** Begin DATA LINES **

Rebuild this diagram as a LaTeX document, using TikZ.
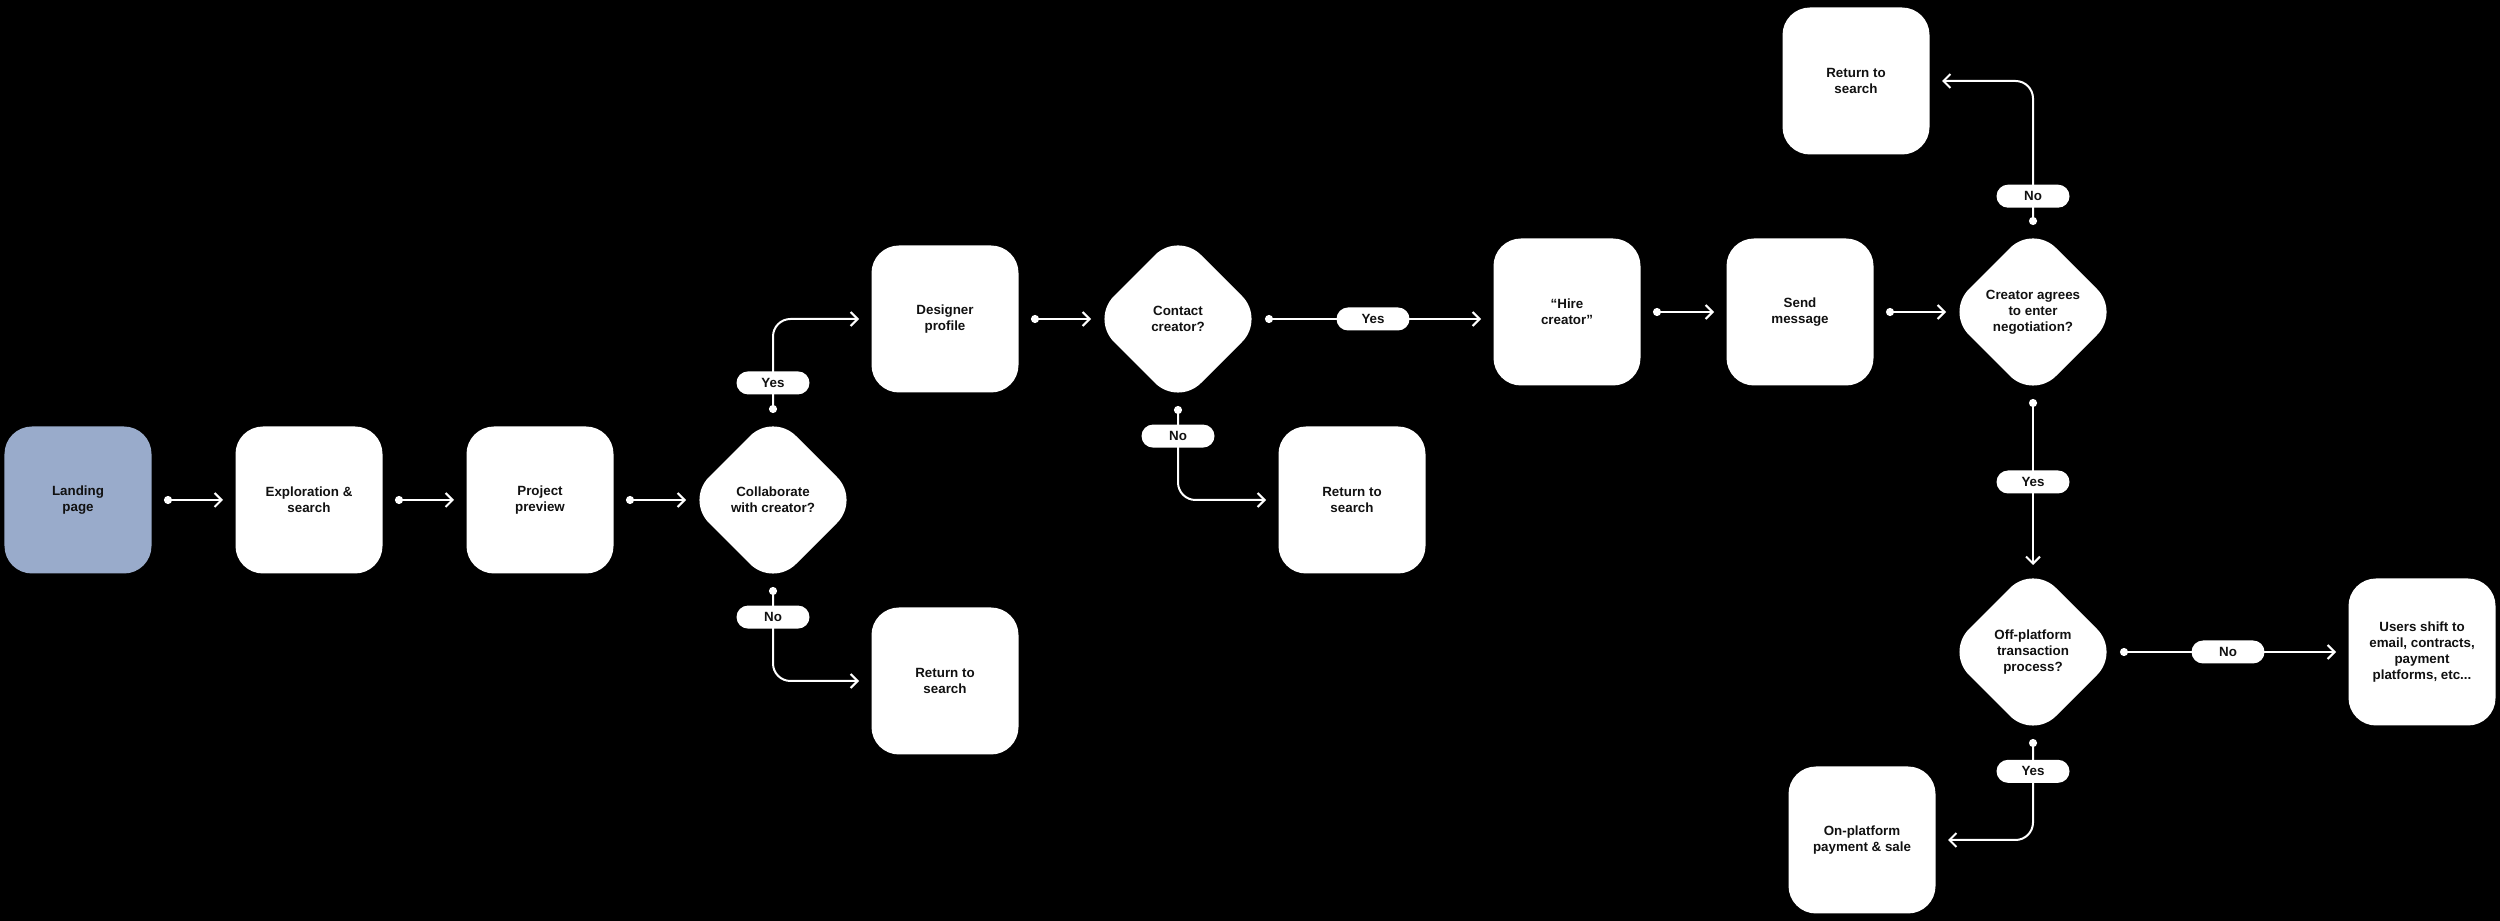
\documentclass[tikz,border=0pt]{standalone}
\usepackage{fontspec}
\setmainfont{Liberation Sans}
\usetikzlibrary{shapes.geometric,arrows.meta}
\definecolor{landblue}{HTML}{99ABCB}
\definecolor{inkblack}{HTML}{111111}

\begin{document}
\begin{tikzpicture}[
  labelfont/.style={text=inkblack, font=\fontsize{7.6}{9.2}\selectfont\bfseries},
  stepbox/.style={labelfont, fill=white, rounded corners=0.55cm, minimum width=2.94cm, minimum height=2.94cm, align=center, outer sep=0.25cm},
  choice/.style={labelfont, diamond, fill=white, rounded corners=0.65cm, minimum width=3.48cm, minimum height=3.48cm, inner sep=0pt, outer sep=0pt, align=center},
  pill/.style={labelfont, fill=white, rounded corners=0.23cm, minimum width=1.46cm, minimum height=0.46cm, inner sep=0pt},
  flow/.style={draw=white, line width=0.04cm, rounded corners=0.35cm, {Circle[length=0.16cm]}-{Straight Barb[length=0.14cm,width=0.28cm]}}
]
\fill[black] (0,0) rectangle (50,18.42);
\useasboundingbox (0,0) rectangle (50,18.42);

\node[stepbox, fill=landblue] (land) at (1.56,8.42) {Landing\\page};
\node[stepbox] (explore) at (6.18,8.42) {Exploration \&\\search};
\node[stepbox] (preview) at (10.80,8.42) {Project\\preview};
\node[choice] (collab) at (15.46,8.42) {Collaborate\\with creator?};
\node[stepbox] (profile) at (18.90,12.04) {Designer\\profile};
\node[stepbox] (ret1) at (18.90,4.80) {Return to\\search};
\node[choice] (contact) at (23.56,12.04) {Contact\\creator?};
\node[stepbox] (ret2) at (27.04,8.42) {Return to\\search};
\node[stepbox] (hire) at (31.34,12.18) {“Hire\\creator”};
\node[stepbox] (send) at (36.00,12.18) {Send\\message};
\node[choice] (agree) at (40.66,12.18) {Creator agrees\\to enter\\negotiation?};
\node[stepbox] (ret3) at (37.12,16.80) {Return to\\search};
\node[choice] (offp) at (40.66,5.38) {Off-platform\\transaction\\process?};
\node[stepbox] (users) at (48.44,5.38) {Users shift to\\email, contracts,\\payment\\platforms, etc...};
\node[stepbox] (onp) at (37.24,1.62) {On-platform\\payment \& sale};

\draw[flow] (land.east) -- (explore.west);
\draw[flow] (explore.east) -- (preview.west);
\draw[flow] (preview.east) -- (collab.west);
\draw[flow] (collab.north) |- (profile.west) node[pill, pos=0.16] {Yes};
\draw[flow] (collab.south) |- (ret1.west) node[pill, pos=0.16] {No};
\draw[flow] (profile.east) -- (contact.west);
\draw[flow] (contact.east) -- (contact.east -| hire.west) node[pill, midway] {Yes};
\draw[flow] (contact.south) |- (ret2.west) node[pill, pos=0.16] {No};
\draw[flow] (hire.east) -- (send.west);
\draw[flow] (send.east) -- (agree.west);
\draw[flow] (agree.north) |- (ret3.east) node[pill, pos=0.1] {No};
\draw[flow] (agree.south) -- (offp.north) node[pill, midway] {Yes};
\draw[flow] (offp.east) -- (users.west) node[pill, midway] {No};
\draw[flow] (offp.south) |- (onp.east) node[pill, pos=0.16] {Yes};
\end{tikzpicture}
\end{document}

** End DATA LINES **

- _WHAT THE EXERCISE ASKS_: Every line of the data above should be quoted exactly. Omit the pictures.

- _THE SOLUTION_:
Rebuild this diagram as a LaTeX document, using TikZ.
\documentclass[tikz,border=0pt]{standalone}
\usepackage{fontspec}
\setmainfont{Liberation Sans}
\usetikzlibrary{shapes.geometric,arrows.meta}
\definecolor{landblue}{HTML}{99ABCB}
\definecolor{inkblack}{HTML}{111111}

\begin{document}
\begin{tikzpicture}[
  labelfont/.style={text=inkblack, font=\fontsize{7.6}{9.2}\selectfont\bfseries},
  stepbox/.style={labelfont, fill=white, rounded corners=0.55cm, minimum width=2.94cm, minimum height=2.94cm, align=center, outer sep=0.25cm},
  choice/.style={labelfont, diamond, fill=white, rounded corners=0.65cm, minimum width=3.48cm, minimum height=3.48cm, inner sep=0pt, outer sep=0pt, align=center},
  pill/.style={labelfont, fill=white, rounded corners=0.23cm, minimum width=1.46cm, minimum height=0.46cm, inner sep=0pt},
  flow/.style={draw=white, line width=0.04cm, rounded corners=0.35cm, {Circle[length=0.16cm]}-{Straight Barb[length=0.14cm,width=0.28cm]}}
]
\fill[black] (0,0) rectangle (50,18.42);
\useasboundingbox (0,0) rectangle (50,18.42);

\node[stepbox, fill=landblue] (land) at (1.56,8.42) {Landing\\page};
\node[stepbox] (explore) at (6.18,8.42) {Exploration \&\\search};
\node[stepbox] (preview) at (10.80,8.42) {Project\\preview};
\node[choice] (collab) at (15.46,8.42) {Collaborate\\with creator?};
\node[stepbox] (profile) at (18.90,12.04) {Designer\\profile};
\node[stepbox] (ret1) at (18.90,4.80) {Return to\\search};
\node[choice] (contact) at (23.56,12.04) {Contact\\creator?};
\node[stepbox] (ret2) at (27.04,8.42) {Return to\\search};
\node[stepbox] (hire) at (31.34,12.18) {“Hire\\creator”};
\node[stepbox] (send) at (36.00,12.18) {Send\\message};
\node[choice] (agree) at (40.66,12.18) {Creator agrees\\to enter\\negotiation?};
\node[stepbox] (ret3) at (37.12,16.80) {Return to\\search};
\node[choice] (offp) at (40.66,5.38) {Off-platform\\transaction\\process?};
\node[stepbox] (users) at (48.44,5.38) {Users shift to\\email, contracts,\\payment\\platforms, etc...};
\node[stepbox] (onp) at (37.24,1.62) {On-platform\\payment \& sale};

\draw[flow] (land.east) -- (explore.west);
\draw[flow] (explore.east) -- (preview.west);
\draw[flow] (preview.east) -- (collab.west);
\draw[flow] (collab.north) |- (profile.west) node[pill, pos=0.16] {Yes};
\draw[flow] (collab.south) |- (ret1.west) node[pill, pos=0.16] {No};
\draw[flow] (profile.east) -- (contact.west);
\draw[flow] (contact.east) -- (contact.east -| hire.west) node[pill, midway] {Yes};
\draw[flow] (contact.south) |- (ret2.west) node[pill, pos=0.16] {No};
\draw[flow] (hire.east) -- (send.west);
\draw[flow] (send.east) -- (agree.west);
\draw[flow] (agree.north) |- (ret3.east) node[pill, pos=0.1] {No};
\draw[flow] (agree.south) -- (offp.north) node[pill, midway] {Yes};
\draw[flow] (offp.east) -- (users.west) node[pill, midway] {No};
\draw[flow] (offp.south) |- (onp.east) node[pill, pos=0.16] {Yes};
\end{tikzpicture}
\end{document}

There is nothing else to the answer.